Steve Lacy… un classique ?
Félix-Antoine Hamel

Lorsqu’un musicien de jazz disparaît, sa musique peut rapidement sombrer dans l’oubli. Souvent conçues pour des
circonstances précises et pour des musiciens habitués à jouer ensemble, ses compositions risquent de trouver de moins en moins d’interprètes, de devenir des références seulement pour une petite chapelle – comme fut le cas de Lennie Tristano pendant des années, ou encore de Herbie Nichols. Cela peut aussi se produire pour des musiciens célèbres qui ne trouvent de nouveaux interprètes qu’après leur mort. Peu de gens jouaient Thelonious Monk de son vivant, pour ne citer que l’exemple le plus patent, mais depuis son décès en 1982, les projets monkiens foisonnent. À l’instar de son maître, le saxo soprano Steve Lacy (1934-2004) semble lui aussi attirer de jeunes adeptes marqués par ses méthodes, son style et ses enseignements.

Uwe Oberg, Christof Thewes, Michael Griener: Lacy Pool
hatOLOGY 677


Installé en France entre 1970 et 2002, Steve Lacy a laissé des traces indélébiles sur le Vieux Continent. Lacy Pool, par exemple, est un disque-hommage exemplaire d’un trio de solides pointures de la scène germanique. Le pianiste Uwe Oberg, le tromboniste Christof Thewes (de passage en ville cet été avec le Globe Unity Orchestra) et le batteur Michael Griener livrent une version personnelle du répertoire lacyien, utilisant le matériel comme tremplin à des improvisations très ouvertes.
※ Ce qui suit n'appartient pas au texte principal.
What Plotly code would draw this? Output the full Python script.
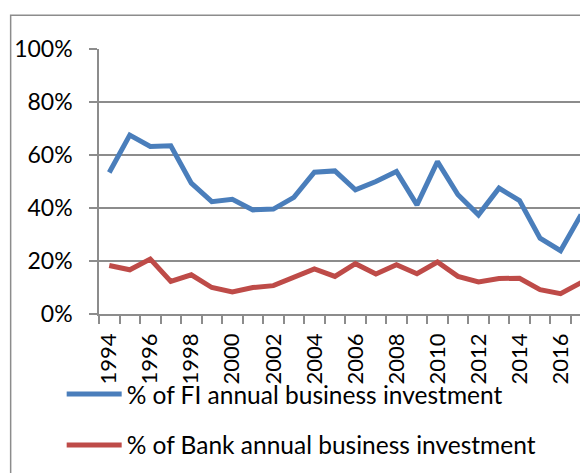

Dans la pièce d’ouverture (Stamps), les musiciens se servent du thème comme point de ralliement entre leurs solos ainsi qu’une courte improvisation collective, suscitant ainsi un équilibre entre la mélodie très rythmée et les solos abstraits. Cette interprétation annonce bien l’approche typiquement européenne qui prévaut dans ce disque où les thèmes sont traités autant avec déférence et respect qu’avec humour, voire avec un détachement presque zen qui n’aurait pas déplu au saxophoniste.

Ideal Bread: Transmit, Vol. 2 of The Music of Steve Lacy
Cuneiform Rune 296


Transmit est déjà le deuxième disque du quartette Ideal Bread dédié à la musique de Lacy. Fortement marqué par les enseignements du saxophoniste lors de son bref passage au New England Conservatory en 2002-2004, le saxophoniste baryton Josh Sinton fonda par la suite ce groupe avec le trompettiste Kirk Knuffke, le contrebassiste Reuben Radding et le batteur Tomas Fujiwara. Misant sur une approche freebop, le quartette souligne le côté plus rythmé et entraînant de la musique de Lacy, une approche plus « américaine » propulsée par une section rythmique souple et très efficace. Mais ce style terre-à-terre n’exclut pas quelques échappées dans des sphères moins contrôlées (The Breath) et quelques solos de baryton bien sentis. L’utilisation de cet instrument donne par ailleurs du relief aux compositions de Lacy, son registre grave mettant en évidence certains éléments qu’on n’attend pas toujours dans la musique du grand sopraniste.

The Rent: Musique de Steve Lacy
Ambiances Magnétiques AM 197 CD


Plus près de chez nous, le quintette torontois The Rent, dirigé par le tromboniste Scott Thompson, recrée fidèlement le son des groupes classiques de Lacy et s’attache particulièrement à souligner l’importance du verbe dans sa musique avec le concours de la chanteuse Susanna Hood. Outre Wes Neal (contrebasse) et Nick Fraser (batterie), le groupe peut aussi compter sur l’excellent saxo soprano Kyle Brenders, qui a réalisé un disque de duos avec son mentor Anthony Braxton. Choisissant avec soin des pièces du dédicataire, Thompson a su doser les chansons et les pièces instrumentales (des classiques comme The Bath et Blinks). On pourrait toutefois reprocher à l’ensemble une trop grande fidélité d’interprétation, comme si chaque musicien incarnait un rôle (Hood interprète Irène Aebi, Brenders interprète Lacy, etc.). Mais les musiciens savent tout de même conserver leur identité dans leurs solos (Brenders est particulièrement inspiré); du reste, Susanna Hood se montre d’une grande efficacité, et en français aussi ! Fort sympathique dans son ensemble, ce disque passe bien la rampe. Signalons enfin les belles illustrations de pochette, deux œuvres de l’artiste montréalais John Heward, percussionniste émérite et ami de longue date de Lacy.

Notons en terminant la parution d’un inédit de Steve Lacy November (Intakt CD 171), son dernier concert solo européen en 2003 : un touchant document du maître qui se livre tout entier.